| Set problem |
Print the lines of the listing below verbatim from its first line through the line bearing "const seriesNames = ['Npps', 'Nppf'];". Any pictures are to be omitted.

| Dataset extract |
=-=-=-=-=
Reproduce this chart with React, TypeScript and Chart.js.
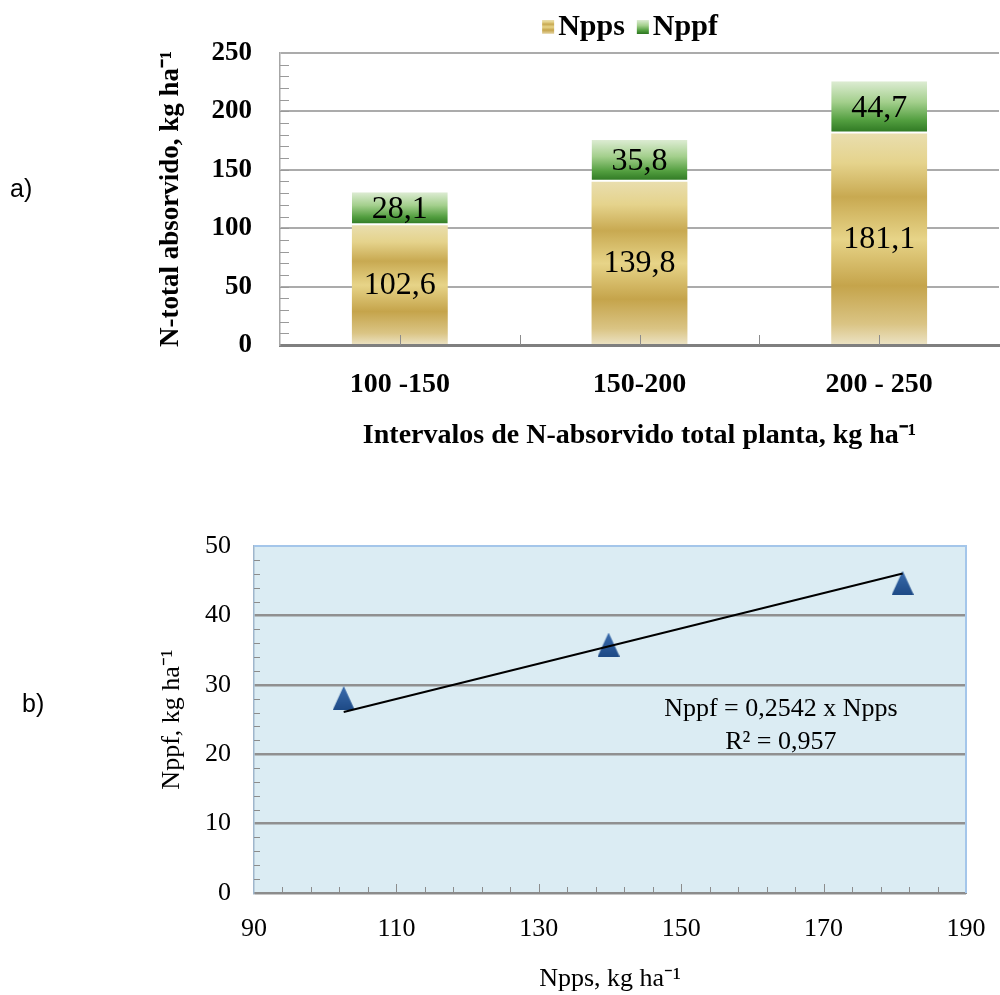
import React, { useEffect, useRef } from 'react';
import { Chart, registerables } from 'chart.js';

Chart.register(...registerables);

// ---------- data ----------
const categories = ['100 -150', '150-200', '200 - 250'];
const nppsValues = [102.6, 139.8, 181.1];
const nppfValues = [28.1, 35.8, 44.7];
const seriesNames = ['Npps', 'Nppf'];

const trendX = [102.6, 181.1];
const trendY = [26.08, 46.04];
const equationLines = ['Nppf = 0,2542 x Npps', 'R² = 0,957'];
const equationAnchorX = 164;
const equationAnchorY = [26.5, 21.8];

// ---------- styles ----------
const SERIF = '"Liberation Serif", "Times New Roman", serif';
const goldStops: [number, string][] = [
  [0, '#E9DEAE'], [0.14, '#E5D38C'], [0.3, '#C8A951'], [0.5, '#E7D488'],
  [0.72, '#C5A44B'], [0.9, '#DAC484'], [1, '#ECE3C5'],
];
const greenStops: [number, string][] = [
  [0, '#DDECD3'], [0.4, '#A3CF8C'], [0.75, '#529E3F'], [1, '#2B7420'],
];

function makeGradient(ctx: CanvasRenderingContext2D, y0: number, y1: number, stops: [number, string][]) {
  const g = ctx.createLinearGradient(0, y0, 0, y1);
  stops.forEach(([p, c]) => g.addColorStop(p, c));
  return g;
}

function fmt(v: number) {
  return v.toFixed(1).replace('.', ',');
}

const barExtras = {
  id: 'barExtras',
  afterDatasetsDraw(chart: any) {
    const ctx: CanvasRenderingContext2D = chart.ctx;
    const { left, bottom } = chart.chartArea;
    const y = chart.scales.y;
    const x = chart.scales.x;
    ctx.save();
    // inward minor ticks on the left axis
    ctx.strokeStyle = '#9A9A9A';
    ctx.lineWidth = 1;
    for (let v = 10; v < 250; v += 10) {
      const py = Math.round(y.getPixelForValue(v)) + 0.5;
      ctx.beginPath();
      ctx.moveTo(left, py);
      ctx.lineTo(left + 9, py);
      ctx.stroke();
    }
    // inward ticks on the bottom axis
    ctx.strokeStyle = '#8C8C8C';
    const xs: number[] = [];
    for (let i = 0; i < categories.length; i++) {
      xs.push(x.getPixelForValue(i));
      if (i < categories.length - 1) xs.push((x.getPixelForValue(i) + x.getPixelForValue(i + 1)) / 2);
    }
    xs.forEach((px) => {
      ctx.beginPath();
      ctx.moveTo(Math.round(px) + 0.5, bottom - 10);
      ctx.lineTo(Math.round(px) + 0.5, bottom);
      ctx.stroke();
    });
    // value labels
    ctx.fillStyle = '#000';
    ctx.font = `32px ${SERIF}`;
    ctx.textAlign = 'center';
    ctx.textBaseline = 'middle';
    chart.data.datasets.forEach((ds: any, di: number) => {
      const meta = chart.getDatasetMeta(di);
      meta.data.forEach((el: any, i: number) => {
        const p = el.getProps(['x', 'y', 'base'], true);
        ctx.fillText(fmt(ds.data[i]), p.x, (p.y + p.base) / 2 + 1);
      });
    });
    ctx.restore();
  },
  afterDraw(chart: any) {
    const ctx: CanvasRenderingContext2D = chart.ctx;
    ctx.save();
    ctx.font = `bold 30px ${SERIF}`;
    ctx.textBaseline = 'middle';
    ctx.textAlign = 'left';
    const box = 12;
    const gap = 4;
    const itemGap = 12;
    const widths = seriesNames.map((n) => ctx.measureText(n).width);
    const total = widths.reduce((a, w) => a + box + gap + w, 0) + itemGap * (seriesNames.length - 1);
    let cx = 630 - total / 2;
    const cy = 27;
    seriesNames.forEach((n, i) => {
      ctx.fillStyle = makeGradient(ctx, cy - 7, cy + 7, i === 0 ? goldStops : greenStops);
      ctx.fillRect(cx, cy - 7, box, 14);
      cx += box + gap;
      ctx.fillStyle = '#000';
      ctx.fillText(n, cx, cy);
      cx += widths[i] + itemGap;
    });
    ctx.restore();
  },
};

const scatterExtras = {
  id: 'scatterExtras',
  beforeDraw(chart: any) {
    const ctx: CanvasRenderingContext2D = chart.ctx;
    const { left, top, right, bottom } = chart.chartArea;
    ctx.save();
    ctx.fillStyle = '#DBECF3';
    ctx.fillRect(left, top, right - left, bottom - top);
    ctx.restore();
  },
  beforeDatasetsDraw(chart: any) {
    const ctx: CanvasRenderingContext2D = chart.ctx;
    const { left, top, right, bottom } = chart.chartArea;
    const x = chart.scales.x;
    const y = chart.scales.y;
    ctx.save();
    ctx.strokeStyle = '#A4C6EA';
    ctx.lineWidth = 2;
    ctx.beginPath();
    ctx.moveTo(left, top);
    ctx.lineTo(right, top);
    ctx.lineTo(right, bottom);
    ctx.stroke();
    ctx.strokeStyle = '#8C8C8C';
    ctx.lineWidth = 1;
    for (let v = 2; v < 50; v += 2) {
      if (v % 10 === 0) continue;
      const py = Math.round(y.getPixelForValue(v)) + 0.5;
      ctx.beginPath();
      ctx.moveTo(left, py);
      ctx.lineTo(left + 6, py);
      ctx.stroke();
    }
    for (let v = 94; v < 190; v += 4) {
      const px = Math.round(x.getPixelForValue(v)) + 0.5;
      const len = (v - 90) % 20 === 0 ? 9 : 6;
      ctx.beginPath();
      ctx.moveTo(px, bottom);
      ctx.lineTo(px, bottom - len);
      ctx.stroke();
    }
    ctx.restore();
  },
  afterDatasetsDraw(chart: any) {
    const ctx: CanvasRenderingContext2D = chart.ctx;
    const x = chart.scales.x;
    const y = chart.scales.y;
    ctx.save();
    ctx.fillStyle = '#000';
    ctx.font = `26px ${SERIF}`;
    ctx.textAlign = 'center';
    ctx.textBaseline = 'middle';
    equationLines.forEach((t, i) => {
      ctx.fillText(t, x.getPixelForValue(equationAnchorX), y.getPixelForValue(equationAnchorY[i]));
    });
    ctx.restore();
  },
};

function makeTriangle(): HTMLCanvasElement {
  const c = document.createElement('canvas');
  c.width = 22;
  c.height = 24;
  const g = c.getContext('2d')!;
  const grad = g.createLinearGradient(0, 0, 0, 24);
  grad.addColorStop(0, '#3A6CAD');
  grad.addColorStop(1, '#1E4A86');
  g.fillStyle = grad;
  g.beginPath();
  g.moveTo(11, 0);
  g.lineTo(22, 24);
  g.lineTo(0, 24);
  g.closePath();
  g.fill();
  return c;
}

export default function App() {
  const refA = useRef<HTMLCanvasElement>(null);
  const refB = useRef<HTMLCanvasElement>(null);

  useEffect(() => {
    const chartA = new Chart(refA.current!, {
      type: 'bar',
      data: {
        labels: categories,
        datasets: [
          {
            label: seriesNames[0],
            data: nppsValues,
            backgroundColor: (c: any) => {
              const ch = c.chart;
              if (!ch.chartArea || c.type !== 'data') return '#D8BE6A';
              const ys = ch.scales.y;
              const v = nppsValues[c.dataIndex];
              return makeGradient(ch.ctx, ys.getPixelForValue(v), ys.getPixelForValue(0), goldStops);
            },
            borderWidth: 0,
            barPercentage: 0.4,
            categoryPercentage: 1,
          },
          {
            label: seriesNames[1],
            data: nppfValues,
            backgroundColor: (c: any) => {
              const ch = c.chart;
              if (!ch.chartArea || c.type !== 'data') return '#5FA64A';
              const ys = ch.scales.y;
              const b = nppsValues[c.dataIndex];
              const v = nppfValues[c.dataIndex];
              return makeGradient(ch.ctx, ys.getPixelForValue(b + v), ys.getPixelForValue(b), greenStops);
            },
            borderColor: '#FFFFFF',
            borderWidth: { top: 0, left: 0, right: 0, bottom: 2 },
            borderSkipped: false,
            barPercentage: 0.4,
            categoryPercentage: 1,
          },
        ],
      },
      options: {
        responsive: false,
        animation: false,
        layout: { padding: { left: 155, right: 1, top: 53, bottom: 0 } },
        plugins: { legend: { display: false }, tooltip: { enabled: false } },
        scales: {
          x: {
            stacked: true,
            grid: { display: false },
            border: { color: '#7F7F7F', width: 3 },
            ticks: { color: '#000', font: { family: SERIF, size: 28, weight: 'bold' }, padding: 15 },
            title: {
              display: true,
              text: 'Intervalos de N-absorvido total planta, kg ha⁻¹',
              color: '#000',
              font: { family: SERIF, size: 28, weight: 'bold' },
              padding: { top: 0, bottom: 17 },
            },
            afterFit: (s: any) => { s.height = 125; },
          },
          y: {
            stacked: true,
            min: 0,
            max: 250,
            ticks: { stepSize: 50, color: '#000', font: { family: SERIF, size: 27, weight: 'bold' }, padding: 28 },
            grid: { color: '#ABABAB', lineWidth: 2, drawTicks: false },
            border: { color: '#A6A6A6', width: 1.5 },
            title: {
              display: true,
              text: 'N-total absorvido, kg ha⁻¹',
              color: '#000',
              font: { family: SERIF, size: 27, weight: 'bold' },
              padding: { top: 0, bottom: 0 },
            },
            afterFit: (s: any) => { s.width = 125; },
          },
        },
      } as any,
      plugins: [barExtras],
    });

    const tri = makeTriangle();
    const chartB = new Chart(refB.current!, {
      type: 'scatter',
      data: {
        datasets: [
          {
            label: 'trend',
            data: trendX.map((xv, i) => ({ x: xv, y: trendY[i] })),
            showLine: true,
            borderColor: '#000000',
            borderWidth: 2,
            pointRadius: 0,
          },
          {
            label: 'Nppf vs Npps',
            data: nppsValues.map((xv, i) => ({ x: xv, y: nppfValues[i] })),
            pointStyle: tri,
            pointRadius: 12,
          },
        ],
      },
      options: {
        responsive: false,
        animation: false,
        layout: { padding: { left: 157, right: 34, top: 76, bottom: 0 } },
        plugins: { legend: { display: false }, tooltip: { enabled: false } },
        scales: {
          x: {
            type: 'linear',
            min: 90,
            max: 190,
            ticks: { stepSize: 20, color: '#000', font: { family: SERIF, size: 26 }, padding: 13 },
            grid: { display: false },
            border: { color: '#8C8C8C', width: 2 },
            title: {
              display: true,
              text: 'Npps, kg ha⁻¹',
              color: '#000',
              font: { family: SERIF, size: 26 },
              padding: { top: 0, bottom: 0 },
            },
            afterFit: (s: any) => { s.height = 102; },
          },
          y: {
            min: 0,
            max: 50,
            ticks: { stepSize: 10, color: '#000', font: { family: SERIF, size: 26 }, padding: 23 },
            grid: {
              color: (c: any) => (c.tick && c.tick.value === 50 ? 'rgba(0,0,0,0)' : '#909090'),
              lineWidth: 2.5,
              drawTicks: false,
            },
            border: { color: '#9FB6CC', width: 1.5 },
            title: {
              display: true,
              text: 'Nppf, kg ha⁻¹',
              color: '#000',
              font: { family: SERIF, size: 26 },
              padding: { top: 0, bottom: 0 },
            },
            afterFit: (s: any) => { s.width = 97; },
          },
        },
      } as any,
      plugins: [scatterExtras],
    });

    return () => {
      chartA.destroy();
      chartB.destroy();
    };
  }, []);

  const panelLabel: React.CSSProperties = {
    position: 'absolute',
    fontFamily: '"Liberation Sans", "Open Sans", sans-serif',
    fontSize: 25,
    lineHeight: '30px',
    color: '#000',
  };

  return (
    <div style={{ position: 'absolute', left: 0, top: 0, width: 1000, height: 995, background: '#FFFFFF', overflow: 'hidden' }}>
      <canvas ref={refA} width={1000} height={470} style={{ position: 'absolute', left: 0, top: 0 }} />
      <canvas ref={refB} width={1000} height={525} style={{ position: 'absolute', left: 0, top: 470 }} />
      <div style={{ ...panelLabel, left: 10, top: 173 }}>a)</div>
      <div style={{ ...panelLabel, left: 22, top: 688 }}>b)</div>
    </div>
  );
}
=-=-=-=-=
| Answer in full |
Reproduce this chart with React, TypeScript and Chart.js.
import React, { useEffect, useRef } from 'react';
import { Chart, registerables } from 'chart.js';

Chart.register(...registerables);

// ---------- data ----------
const categories = ['100 -150', '150-200', '200 - 250'];
const nppsValues = [102.6, 139.8, 181.1];
const nppfValues = [28.1, 35.8, 44.7];
const seriesNames = ['Npps', 'Nppf'];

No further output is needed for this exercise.